Transcribe the listing exactly, leaving out every picture.

━━━ DATA SEGMENT ━━━

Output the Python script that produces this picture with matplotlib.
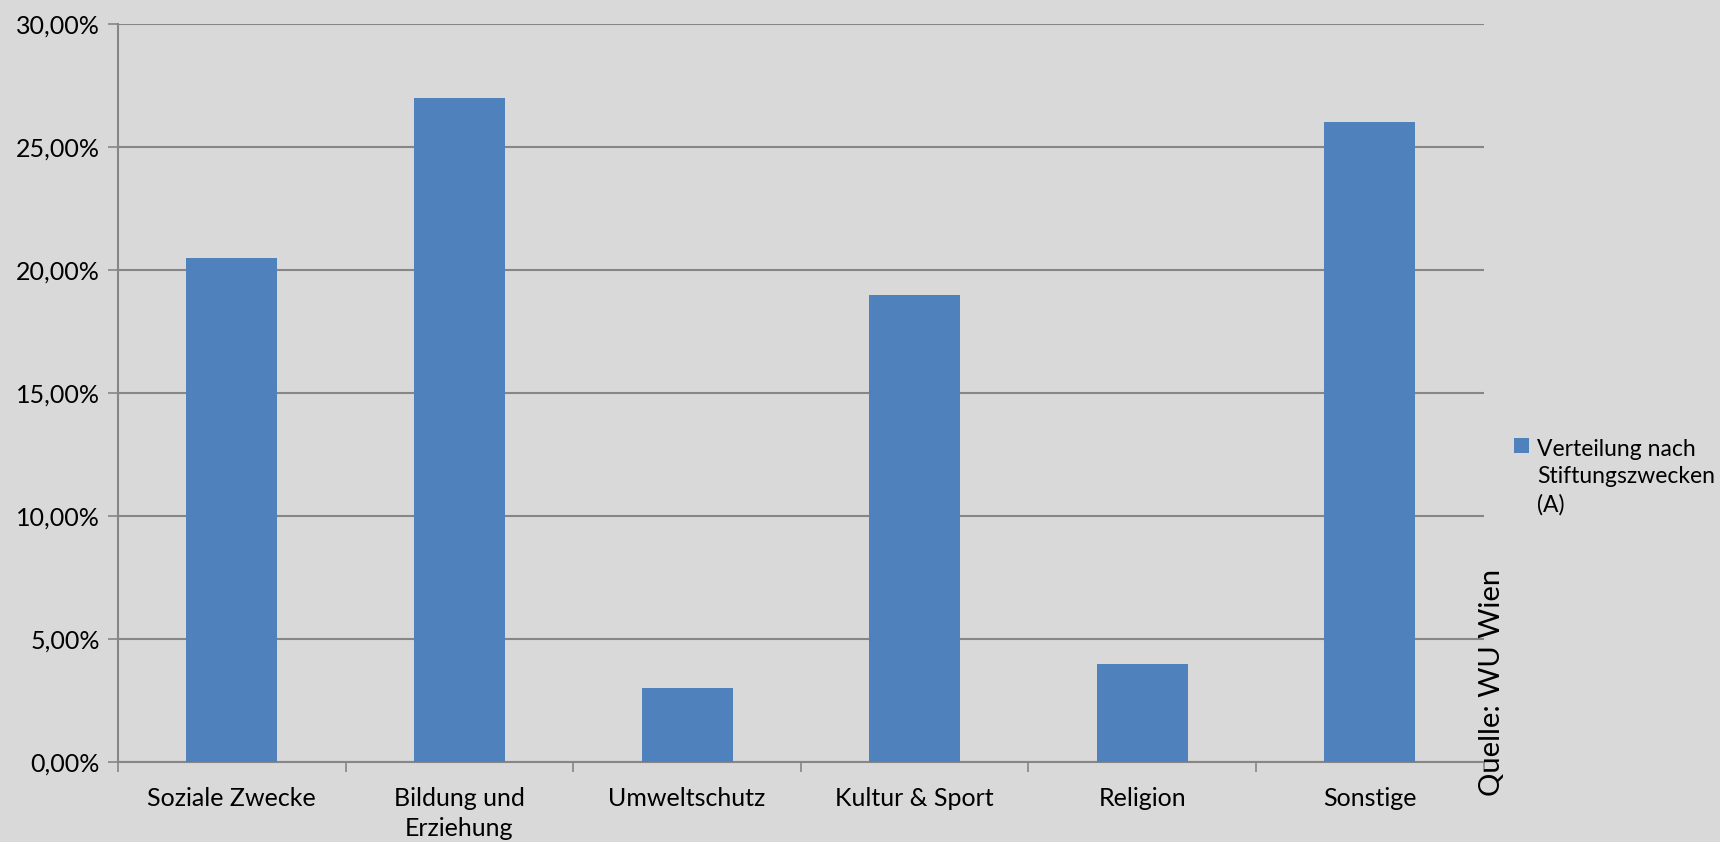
import matplotlib.pyplot as plt
import numpy as np
from matplotlib.ticker import FuncFormatter

plt.rcParams['font.family'] = ['Lato', 'DejaVu Sans']

kategorien = ['Soziale Zwecke', 'Bildung und\nErziehung', 'Umweltschutz',
              'Kultur & Sport', 'Religion', 'Sonstige']
anteile = [20.5, 27.0, 3.0, 19.0, 4.0, 26.0]
serie = 'Verteilung nach\nStiftungszwecken\n(A)'
quelle = 'Quelle: WU Wien'

bg = '#d9d9d9'
grid = '#868686'
fs = 18
lfs = 16.5
lls = 1.4

fig = plt.figure(figsize=(17.2, 8.42), dpi=100, facecolor=bg)
ax = fig.add_axes([0.0686, 0.095, 0.794, 0.8765])
ax.set_facecolor(bg)

x = np.arange(len(kategorien))
ax.bar(x, anteile, width=0.4, color='#4f81bd', label=serie, zorder=3)

ax.set_xlim(-0.5, len(kategorien) - 0.5)
ax.set_ylim(0, 30)
ax.set_yticks(np.arange(0, 31, 5))
ax.yaxis.set_major_formatter(FuncFormatter(lambda v, p: f'{v:.2f}%'.replace('.', ',')))
ax.yaxis.grid(True, color=grid, linewidth=1.5, zorder=0)

ax.set_xticks(x)
ax.set_xticklabels(kategorien, fontsize=fs, linespacing=1.35, va='top')
ax.set_xticks(np.arange(-0.5, len(kategorien)), minor=True)
ax.tick_params(axis='x', which='major', length=0, pad=18)
ax.tick_params(axis='x', which='minor', length=7, width=1.2, color=grid)
ax.tick_params(axis='y', length=7, width=1.2, color=grid, labelsize=fs, pad=6)

for s in ['top', 'right']:
    ax.spines[s].set_visible(False)
for s in ['left', 'bottom']:
    ax.spines[s].set_color(grid)
    ax.spines[s].set_linewidth(1.5)

leg = fig.legend(loc='upper left', bbox_to_anchor=(0.875, 0.49), frameon=False,
                 fontsize=lfs, handlelength=0.65, handleheight=0.65, handletextpad=0.35,
                 borderaxespad=0)
for t in leg.get_texts():
    t.set_linespacing(lls)
h = leg.get_patches()[0]
h.set_y(h.get_y() + lfs * lls)

fig.text(0.8675, 0.19, quelle, rotation=90, fontsize=21, ha='center', va='center')

fig.savefig('out.png', dpi=100, facecolor=bg)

━━━

=== RESPONSE BELOW ===
Output the Python script that produces this picture with matplotlib.
import matplotlib.pyplot as plt
import numpy as np
from matplotlib.ticker import FuncFormatter

plt.rcParams['font.family'] = ['Lato', 'DejaVu Sans']

kategorien = ['Soziale Zwecke', 'Bildung und\nErziehung', 'Umweltschutz',
              'Kultur & Sport', 'Religion', 'Sonstige']
anteile = [20.5, 27.0, 3.0, 19.0, 4.0, 26.0]
serie = 'Verteilung nach\nStiftungszwecken\n(A)'
quelle = 'Quelle: WU Wien'

bg = '#d9d9d9'
grid = '#868686'
fs = 18
lfs = 16.5
lls = 1.4

fig = plt.figure(figsize=(17.2, 8.42), dpi=100, facecolor=bg)
ax = fig.add_axes([0.0686, 0.095, 0.794, 0.8765])
ax.set_facecolor(bg)

x = np.arange(len(kategorien))
ax.bar(x, anteile, width=0.4, color='#4f81bd', label=serie, zorder=3)

ax.set_xlim(-0.5, len(kategorien) - 0.5)
ax.set_ylim(0, 30)
ax.set_yticks(np.arange(0, 31, 5))
ax.yaxis.set_major_formatter(FuncFormatter(lambda v, p: f'{v:.2f}%'.replace('.', ',')))
ax.yaxis.grid(True, color=grid, linewidth=1.5, zorder=0)

ax.set_xticks(x)
ax.set_xticklabels(kategorien, fontsize=fs, linespacing=1.35, va='top')
ax.set_xticks(np.arange(-0.5, len(kategorien)), minor=True)
ax.tick_params(axis='x', which='major', length=0, pad=18)
ax.tick_params(axis='x', which='minor', length=7, width=1.2, color=grid)
ax.tick_params(axis='y', length=7, width=1.2, color=grid, labelsize=fs, pad=6)

for s in ['top', 'right']:
    ax.spines[s].set_visible(False)
for s in ['left', 'bottom']:
    ax.spines[s].set_color(grid)
    ax.spines[s].set_linewidth(1.5)

leg = fig.legend(loc='upper left', bbox_to_anchor=(0.875, 0.49), frameon=False,
                 fontsize=lfs, handlelength=0.65, handleheight=0.65, handletextpad=0.35,
                 borderaxespad=0)
for t in leg.get_texts():
    t.set_linespacing(lls)
h = leg.get_patches()[0]
h.set_y(h.get_y() + lfs * lls)

fig.text(0.8675, 0.19, quelle, rotation=90, fontsize=21, ha='center', va='center')

fig.savefig('out.png', dpi=100, facecolor=bg)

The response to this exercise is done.